● **Task to carry out**
Exactly as written, quote every line that follows, skipping the images.

<<<<

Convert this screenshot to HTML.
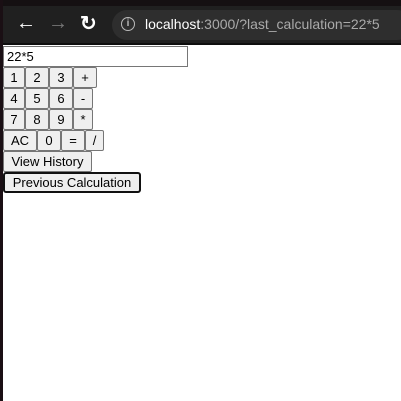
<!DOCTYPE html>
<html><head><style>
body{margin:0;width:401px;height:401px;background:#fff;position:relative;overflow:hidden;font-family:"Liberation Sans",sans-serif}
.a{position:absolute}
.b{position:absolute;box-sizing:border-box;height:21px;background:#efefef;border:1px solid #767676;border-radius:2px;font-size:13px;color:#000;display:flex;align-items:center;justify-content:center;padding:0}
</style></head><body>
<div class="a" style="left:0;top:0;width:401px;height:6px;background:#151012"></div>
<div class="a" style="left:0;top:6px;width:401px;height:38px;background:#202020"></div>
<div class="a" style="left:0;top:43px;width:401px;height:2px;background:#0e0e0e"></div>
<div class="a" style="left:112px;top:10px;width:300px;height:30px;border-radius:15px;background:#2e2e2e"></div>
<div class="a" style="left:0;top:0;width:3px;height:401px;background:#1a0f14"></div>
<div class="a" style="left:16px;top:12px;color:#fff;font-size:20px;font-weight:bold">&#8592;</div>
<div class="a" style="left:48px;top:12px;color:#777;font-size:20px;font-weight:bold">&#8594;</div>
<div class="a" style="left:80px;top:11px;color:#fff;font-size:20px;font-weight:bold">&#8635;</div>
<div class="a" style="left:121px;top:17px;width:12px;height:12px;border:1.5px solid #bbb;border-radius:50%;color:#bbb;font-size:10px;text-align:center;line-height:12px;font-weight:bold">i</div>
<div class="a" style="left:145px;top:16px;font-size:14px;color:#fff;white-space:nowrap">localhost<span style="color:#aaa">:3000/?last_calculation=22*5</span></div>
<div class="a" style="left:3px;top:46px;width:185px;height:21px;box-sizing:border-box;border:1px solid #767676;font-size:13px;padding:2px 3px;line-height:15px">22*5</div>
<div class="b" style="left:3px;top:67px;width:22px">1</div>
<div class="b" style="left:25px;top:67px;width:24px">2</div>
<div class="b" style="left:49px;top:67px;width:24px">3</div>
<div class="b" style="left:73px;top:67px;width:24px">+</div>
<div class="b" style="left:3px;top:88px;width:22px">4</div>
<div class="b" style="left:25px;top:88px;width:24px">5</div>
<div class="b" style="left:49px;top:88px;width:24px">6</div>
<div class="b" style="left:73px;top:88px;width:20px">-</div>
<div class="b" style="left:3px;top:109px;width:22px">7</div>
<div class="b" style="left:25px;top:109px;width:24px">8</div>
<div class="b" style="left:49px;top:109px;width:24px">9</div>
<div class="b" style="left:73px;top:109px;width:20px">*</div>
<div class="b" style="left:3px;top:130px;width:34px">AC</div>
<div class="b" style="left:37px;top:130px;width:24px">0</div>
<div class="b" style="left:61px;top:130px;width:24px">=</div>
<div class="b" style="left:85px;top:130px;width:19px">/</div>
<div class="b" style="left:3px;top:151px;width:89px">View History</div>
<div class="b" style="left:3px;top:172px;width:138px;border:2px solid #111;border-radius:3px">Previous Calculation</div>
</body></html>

>>>>

● **Reply to the exercise**
Convert this screenshot to HTML.
<!DOCTYPE html>
<html><head><style>
body{margin:0;width:401px;height:401px;background:#fff;position:relative;overflow:hidden;font-family:"Liberation Sans",sans-serif}
.a{position:absolute}
.b{position:absolute;box-sizing:border-box;height:21px;background:#efefef;border:1px solid #767676;border-radius:2px;font-size:13px;color:#000;display:flex;align-items:center;justify-content:center;padding:0}
</style></head><body>
<div class="a" style="left:0;top:0;width:401px;height:6px;background:#151012"></div>
<div class="a" style="left:0;top:6px;width:401px;height:38px;background:#202020"></div>
<div class="a" style="left:0;top:43px;width:401px;height:2px;background:#0e0e0e"></div>
<div class="a" style="left:112px;top:10px;width:300px;height:30px;border-radius:15px;background:#2e2e2e"></div>
<div class="a" style="left:0;top:0;width:3px;height:401px;background:#1a0f14"></div>
<div class="a" style="left:16px;top:12px;color:#fff;font-size:20px;font-weight:bold">&#8592;</div>
<div class="a" style="left:48px;top:12px;color:#777;font-size:20px;font-weight:bold">&#8594;</div>
<div class="a" style="left:80px;top:11px;color:#fff;font-size:20px;font-weight:bold">&#8635;</div>
<div class="a" style="left:121px;top:17px;width:12px;height:12px;border:1.5px solid #bbb;border-radius:50%;color:#bbb;font-size:10px;text-align:center;line-height:12px;font-weight:bold">i</div>
<div class="a" style="left:145px;top:16px;font-size:14px;color:#fff;white-space:nowrap">localhost<span style="color:#aaa">:3000/?last_calculation=22*5</span></div>
<div class="a" style="left:3px;top:46px;width:185px;height:21px;box-sizing:border-box;border:1px solid #767676;font-size:13px;padding:2px 3px;line-height:15px">22*5</div>
<div class="b" style="left:3px;top:67px;width:22px">1</div>
<div class="b" style="left:25px;top:67px;width:24px">2</div>
<div class="b" style="left:49px;top:67px;width:24px">3</div>
<div class="b" style="left:73px;top:67px;width:24px">+</div>
<div class="b" style="left:3px;top:88px;width:22px">4</div>
<div class="b" style="left:25px;top:88px;width:24px">5</div>
<div class="b" style="left:49px;top:88px;width:24px">6</div>
<div class="b" style="left:73px;top:88px;width:20px">-</div>
<div class="b" style="left:3px;top:109px;width:22px">7</div>
<div class="b" style="left:25px;top:109px;width:24px">8</div>
<div class="b" style="left:49px;top:109px;width:24px">9</div>
<div class="b" style="left:73px;top:109px;width:20px">*</div>
<div class="b" style="left:3px;top:130px;width:34px">AC</div>
<div class="b" style="left:37px;top:130px;width:24px">0</div>
<div class="b" style="left:61px;top:130px;width:24px">=</div>
<div class="b" style="left:85px;top:130px;width:19px">/</div>
<div class="b" style="left:3px;top:151px;width:89px">View History</div>
<div class="b" style="left:3px;top:172px;width:138px;border:2px solid #111;border-radius:3px">Previous Calculation</div>
</body></html>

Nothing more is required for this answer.